“Schools can operate safely during a pandemic when prevention strategies are followed,” said researcher Dr. Jason Newland. “The pilot study demonstrates low transmission in schools and no student-to-teacher transmission -- and this was during the height of the pandemic in December, during high rates of community spread.”
Staying safe in school
For the study, the researchers analyzed data from nearly 60 public schools throughout Missouri. School officials reported any time a student, teacher, or faculty member was either infected with COVID-19 or exposed to the virus, both of which would require a two-week quarantine at home. There were several safety measures at play in the schools, including virtual learning options, an emphasis on hand-washing, rules for wearing masks, social distancing practices, and daily COVID-19 symptom screeners, among others.

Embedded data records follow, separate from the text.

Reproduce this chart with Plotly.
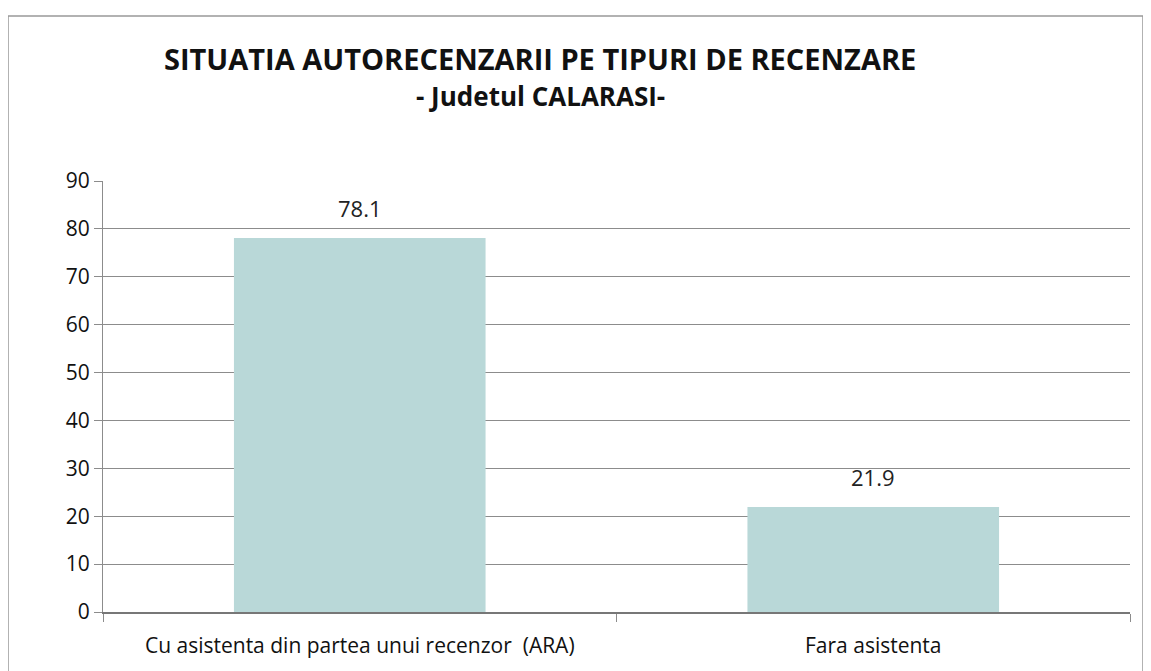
import plotly.graph_objects as go

categories = ["Cu asistenta din partea unui recenzor  (ARA)", "Fara asistenta"]
values = [78.1, 21.9]
y_ticks = [0, 10, 20, 30, 40, 50, 60, 70, 80, 90]

# page body has an 8px margin; compensate so the plot lands where the reference has it
OFF = 8
W, H = 1151 - OFF, 671 - OFF
L, R, T, B = 103 - OFF, 21, 181 - OFF, 54
pw, ph = W - L - R, H - T - B

def px(x):
    return (x - OFF - L) / pw

def py(y):
    return (H - B - (y - OFF)) / ph

fig = go.Figure(go.Bar(
    x=categories, y=values, width=0.49,
    marker=dict(color="#b9d8d8", line=dict(width=0)),
    hoverinfo="x+y",
))

for c, v in zip(categories, values):
    fig.add_annotation(x=c, y=v, text=f"{v:.1f}", showarrow=False,
                       yshift=30, font=dict(size=22, color="#222222"))

fig.update_layout(
    width=W, height=H,
    margin=dict(l=L, r=R, t=T, b=B),
    paper_bgcolor="white", plot_bgcolor="white",
    showlegend=False,
    font=dict(family="Open Sans", color="#111111"),
    shapes=[
        dict(type="rect", xref="paper", yref="paper",
             x0=px(8), x1=px(1143), y0=py(720), y1=py(14),
             line=dict(color="#999999", width=1.5), fillcolor="rgba(0,0,0,0)",
             layer="below"),
    ],
)
fig.add_annotation(text="<b>SITUATIA AUTORECENZARII PE TIPURI DE RECENZARE</b>",
                   x=px(540), y=py(57), xref="paper", yref="paper",
                   showarrow=False, font=dict(size=29, color="#111111"),
                   xanchor="center", yanchor="middle")
fig.add_annotation(text="<b>- Judetul CALARASI-</b>",
                   x=px(540), y=py(95), xref="paper", yref="paper",
                   showarrow=False, font=dict(size=26, color="#111111"),
                   xanchor="center", yanchor="middle")

fig.update_yaxes(
    range=[0, 90], tickvals=y_ticks, showgrid=True, gridcolor="#8c8c8c", gridwidth=1,
    showline=True, linecolor="#8c8c8c", linewidth=1,
    ticks="outside", ticklen=8, tickcolor="#8c8c8c",
    tickfont=dict(size=21, color="#111111"), zeroline=False,
)
fig.update_xaxes(
    showline=True, linecolor="#777777", linewidth=1.5,
    ticks="outside", ticklen=8, tickcolor="#8c8c8c", tickson="boundaries",
    tickfont=dict(size=21, color="#111111"), ticklabelstandoff=14,
)

fig.write_html("out.html")
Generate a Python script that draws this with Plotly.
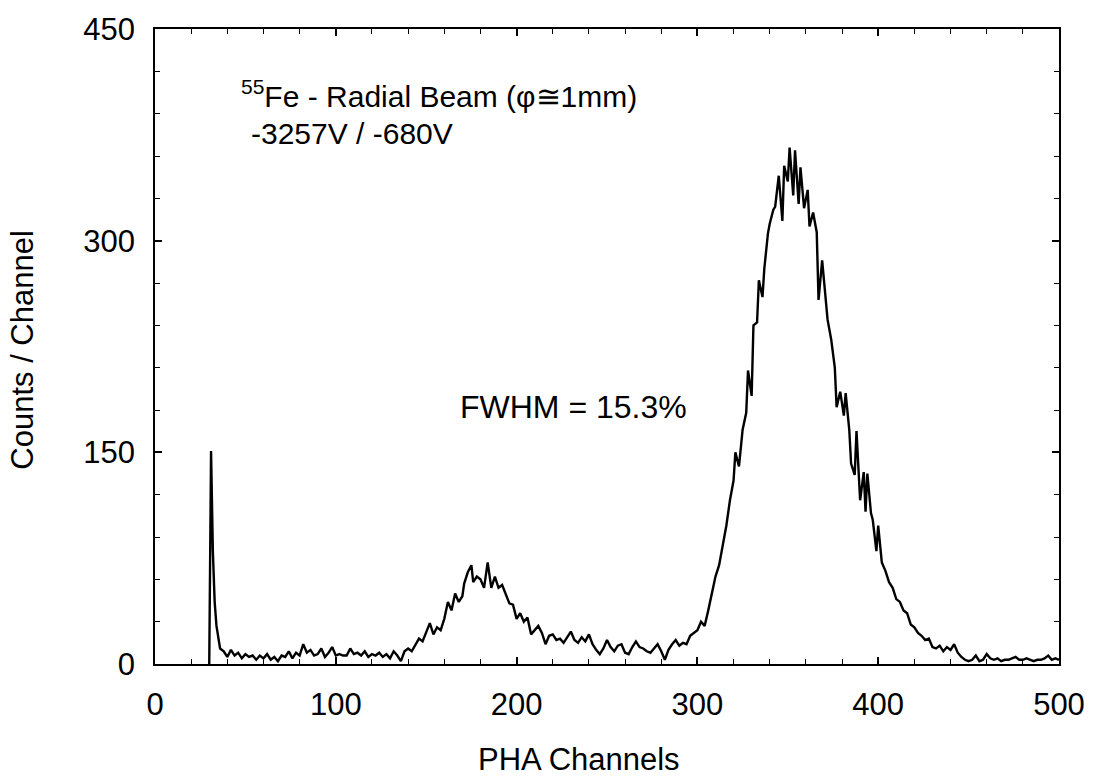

While some students and teachers did test positive for COVID-19 over the course of the study, the virus didn’t spread rapidly within the school communities. Less than 40 of the nearly 200 people involved in the study tested positive for COVID-19. The researchers also looked at test results from the more than 100 people who had come into close contact with those who had tested positive, and less than 20 of those individuals later tested positive.
The researchers determined that the spread of COVID-19 within schools was much lower than the rate of transmission within the general community when schools were taking the proper safety precautions. These findings showed that transmission within the school community can be contained, and in-person learning can be a safe option for students and teachers.
“Schools with proper prevention strategies remain a safe environment for students and teachers during the pandemic,” said researcher Dr. Randall Williams.
The researchers hope that these findings spark change within schools across the country so that kids have the opportunity to return to in-person school.
“This work is imperative because keeping kids in school provides not only educational enrichment but also social, psychological, and emotional health benefits, particularly for students who rely on school-based services for nutritional, physical, and mental health support,” said researcher Johanna S. Salazar, PhD.